Most national parks and wildlife refuges in developing countries are
poorly managed and a scant 1 percent are permanently secure, the
World Bank and a leading wildlife protection group said Thursday.

Their report covers about half the world's remaining forested
wilderness and provides the first concrete evidence of a major global
problem even in government-protected areas, according to bank and
World Wildlife Fund officials, who have formed an alliance for forest
conservation.

The alliance launched a joint plan Thursday to improve management and
protection of 125 million acres of threatened national parks and
other protected areas by 2005.

"Forests around the world are disappearing at the rate of one acre a
second," said Kathryn S. Fuller, World Wildlife Fund president.

The report prepared for the alliance by the World Conservation Union
gives a dire picture of "paper parks" -- parks in name only -- saying
they are in danger of being overrun by human settlement, agriculture,
logging, hunting, mining, pollution, war, tourism or other pressures.

In all, 61 percent of forests in the countries studied -- China,
Papua New Guinea, Russia, Tanzania, Gabon, Mexico, Vietnam,
Indonesia, Brazil and Peru -- are considered secure, but only 1
percent are considered permanently secure, the study said.

About 22 percent of the supposedly protected parks suffered various
levels of degradation, with 5 percent degraded throughout and some of
it no longer worth protecting, the study said.

"We're talking about the last frontier on the planet," said Bruce
Cabarle, co-chairman of the alliance.

The plan to help preserve parkland calls for the bank and the
wildlife group to work with government conservation organizations,
indigenous people and others to "develop a system for implementation,
improving and monitoring management of these protected areas."

Most of the money will come from the $400 million Global
Environmental Facility managed by the bank.
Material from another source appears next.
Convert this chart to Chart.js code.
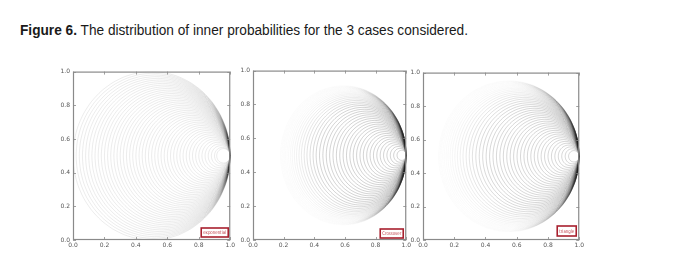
<!DOCTYPE html>
<html><head><meta charset="utf-8">
<script src="https://cdn.jsdelivr.net/npm/chart.js@4.4.1/dist/chart.umd.min.js"></script>
<style>
html,body{margin:0;padding:0;background:#fff;width:696px;height:261px;overflow:hidden;position:relative;}
#title{position:absolute;left:20px;top:23px;font-family:"Liberation Sans",Arial,sans-serif;font-size:14px;line-height:14px;color:#1a1a1a;white-space:nowrap;transform-origin:0 0;}
canvas{position:absolute;}
</style></head><body>
<div id="title"><b>Figure 6.</b> The distribution of inner probabilities for the 3 cases considered.</div>
<canvas id="c1"></canvas>
<canvas id="c2"></canvas>
<canvas id="c3"></canvas>
<script>
// ---- data ----
const tickValues = [0, 0.2, 0.4, 0.6, 0.8, 1.0];
const tickLabels = ['0.0', '0.2', '0.4', '0.6', '0.8', '1.0'];
const caseNames = ['exponential', 'Crossover', 'triangle'];
const tangentPoint = [1.0, 0.5];   // all curves meet here
// radius of each curve (curves are circles tangent at the right-hand point)
const radiiExponential = [0.500,0.490,0.480,0.470,0.460,0.450,0.440,0.430,0.420,0.410,0.400,0.390,0.380,0.370,0.360,0.350,0.340,0.330,0.320,0.310,0.300,0.290,0.280,0.270,0.260,0.250,0.240,0.230,0.220,0.210,0.200,0.190,0.180,0.170,0.160,0.150,0.140,0.130,0.120,0.110,0.100,0.090,0.080,0.070,0.060,0.050,0.043];
const radiiCrossover = [0.410,0.406,0.402,0.398,0.394,0.389,0.384,0.378,0.372,0.365,0.358,0.350,0.342,0.333,0.324,0.314,0.304,0.294,0.283,0.272,0.261,0.250,0.239,0.228,0.217,0.206,0.195,0.184,0.173,0.162,0.151,0.140,0.129,0.118,0.107,0.096,0.085,0.074,0.063,0.052,0.041,0.030];
const radiiTriangle = [0.450,0.446,0.442,0.437,0.432,0.426,0.420,0.413,0.406,0.398,0.390,0.381,0.372,0.362,0.352,0.342,0.331,0.320,0.309,0.298,0.287,0.276,0.265,0.254,0.243,0.232,0.221,0.210,0.199,0.188,0.177,0.166,0.155,0.144,0.133,0.122,0.111,0.100,0.089,0.078,0.067,0.056,0.045,0.034];
const arcAnglesDeg = [0,10,20,30,40,50,60,70,80,90,100,110,120,130,140,150,160,170,180,190,200,210,220,230,240,250,260,270,280,290,300,310,320,330,340,350,360];

// ---- helpers ----
function circleData(r) {
  const cx = tangentPoint[0] - r, cy = tangentPoint[1];
  return arcAnglesDeg.map(d => ({ x: cx + r * Math.cos(d * Math.PI / 180), y: cy + r * Math.sin(d * Math.PI / 180) }));
}
function ss(a, b, v) { let t = Math.min(1, Math.max(0, (v - a) / (b - a))); return t * t * (3 - 2 * t); }

// line darkness (style only): phi = angle round the circle, 0 at the tangent point
const shades = [
  (r, phi) => 0.12 + 0.06 * (1 - ss(0, 90, phi)),
  (r, phi) => { const base = 0.26 * (1 - ss(0.27, 0.40, r)) + 0.02; return base + (0.36 - base) * (1 - ss(30, 88, phi)); },
  (r, phi) => { const base = 0.23 * (1 - ss(0.29, 0.44, r)) + 0.02; return base + (0.32 - base) * (1 - ss(30, 92, phi)); }
];

const panels = [
  { id: 'c1', radii: radiiExponential, name: caseNames[0], plot: { l: 73, t: 71, w: 160, h: 169 }, box: { w: 27, h: 9, mr: 2, mb: 3 } },
  { id: 'c2', radii: radiiCrossover,   name: caseNames[1], plot: { l: 253, t: 70, w: 156, h: 170 }, box: { w: 23, h: 9, mr: 3, mb: 2 } },
  { id: 'c3', radii: radiiTriangle,    name: caseNames[2], plot: { l: 423, t: 72, w: 159, h: 168 }, box: { w: 19, h: 10, mr: 3, mb: 4 } }
];

const Y_W = 25, X_H = 16, PAD_T = 6, PAD_R = 4;

const framePlugin = {
  id: 'frame',
  afterDatasetsDraw(chart) {
    const { ctx, chartArea: a, scales } = chart;
    const x = scales.x, y = scales.y;
    ctx.save();
    ctx.strokeStyle = '#8a8a8a';
    ctx.lineWidth = 1.2;
    ctx.strokeRect(a.left + 0.5, a.top + 0.5, a.right - a.left - 1, a.bottom - a.top - 1);
    ctx.lineWidth = 0.8;
    ctx.beginPath();
    tickValues.forEach(v => {
      const px = Math.round(x.getPixelForValue(v)) + 0.5;
      ctx.moveTo(px, a.bottom); ctx.lineTo(px, a.bottom - 3);
      ctx.moveTo(px, a.top); ctx.lineTo(px, a.top + 3);
      const py = Math.round(y.getPixelForValue(v)) + 0.5;
      ctx.moveTo(a.left, py); ctx.lineTo(a.left + 3, py);
      ctx.moveTo(a.right, py); ctx.lineTo(a.right - 3, py);
    });
    ctx.stroke();
    const b = chart.options.plugins.caseBox;
    if (b) {
      const bx = a.right - b.mr - b.w, by = a.bottom - b.mb - b.h;
      ctx.fillStyle = '#fff';
      ctx.fillRect(bx, by, b.w, b.h);
      ctx.strokeStyle = '#a8202e';
      ctx.lineWidth = 1.6;
      ctx.strokeRect(bx, by, b.w, b.h);
      ctx.fillStyle = '#c0404a';
      ctx.font = '5px "DejaVu Sans", sans-serif';
      ctx.textAlign = 'center';
      ctx.textBaseline = 'middle';
      ctx.fillText(b.text, bx + b.w / 2, by + b.h / 2 + 0.5, b.w - 4);
    }
    ctx.restore();
  }
};

panels.forEach((p, pi) => {
  const cv = document.getElementById(p.id);
  const W = p.plot.w + Y_W + PAD_R, H = p.plot.h + PAD_T + X_H;
  cv.width = W; cv.height = H;
  cv.style.width = W + 'px'; cv.style.height = H + 'px';
  cv.style.left = (p.plot.l - Y_W) + 'px';
  cv.style.top = (p.plot.t - PAD_T) + 'px';
  const shade = shades[pi];
  const cache = {};
  function colourFor(chart, r) {
    const area = chart.chartArea;
    if (!area) return 'rgba(30,30,30,0.12)';
    const key = r + '|' + area.left + ',' + area.top + ',' + area.right + ',' + area.bottom;
    if (cache[key]) return cache[key];
    const sx = chart.scales.x, sy = chart.scales.y;
    const cxp = sx.getPixelForValue(tangentPoint[0] - r), cyp = sy.getPixelForValue(tangentPoint[1]);
    const g = chart.ctx.createConicGradient(0, cxp, cyp);
    for (let k = 0; k <= 36; k++) {
      const a = k * 10, phi = Math.min(a, 360 - a);
      g.addColorStop(k / 36, 'rgba(30,30,30,' + shade(r, phi).toFixed(3) + ')');
    }
    cache[key] = g;
    return g;
  }
  const datasets = p.radii.map(r => ({
    data: circleData(r),
    showLine: true,
    pointRadius: 0,
    borderWidth: 0.7,
    tension: 0.25,
    borderColor: c => colourFor(c.chart, r)
  }));
  const tickFont = { family: '"DejaVu Sans", sans-serif', size: 6 };
  new Chart(cv, {
    type: 'scatter',
    data: { datasets },
    options: {
      responsive: false,
      animation: false,
      events: [],
      layout: { padding: { top: PAD_T, right: PAD_R, left: 0, bottom: 0 } },
      plugins: {
        legend: { display: false },
        tooltip: { enabled: false },
        caseBox: Object.assign({ text: p.name }, p.box)
      },
      scales: {
        x: {
          type: 'linear', min: 0, max: 1,
          afterFit: s => { s.height = X_H; },
          afterBuildTicks: s => { s.ticks = tickValues.map(v => ({ value: v })); },
          grid: { display: false, drawTicks: false },
          border: { display: false },
          ticks: { font: tickFont, color: '#555', padding: 2, maxRotation: 0, autoSkip: false,
                   callback: (v, i) => tickLabels[i] }
        },
        y: {
          type: 'linear', min: 0, max: 1,
          afterFit: s => { s.width = Y_W; },
          afterBuildTicks: s => { s.ticks = tickValues.map(v => ({ value: v })); },
          grid: { display: false, drawTicks: false },
          border: { display: false },
          ticks: { font: tickFont, color: '#555', padding: 3, autoSkip: false,
                   callback: (v, i) => tickLabels[i] }
        }
      }
    },
    plugins: [framePlugin]
  });
});

// fit title width to the reference
const t = document.getElementById('title');
const w = t.getBoundingClientRect().width;
if (w > 0) t.style.transform = 'scaleX(' + (448 / w).toFixed(4) + ')';
</script>
</body></html>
The fund donated by rich
countries provides grants for environmental projects and already has
committed $35 million for Brazil to establish more than 60 million
acres of protected area and $10 million for Peru to protect more than
12 million acres.

Alliance projects also are under way in Vietnam, where the local wood
furniture industry has contributed $1 million, and Georgia, where a
new forestry code has been adopted.

Bank President James Wolfensohn said the initiative is part of the
bank's goal of alleviating world poverty.

"Development can't be effectively achieved without regard for
environmental and social concerns," Wolfensohn said.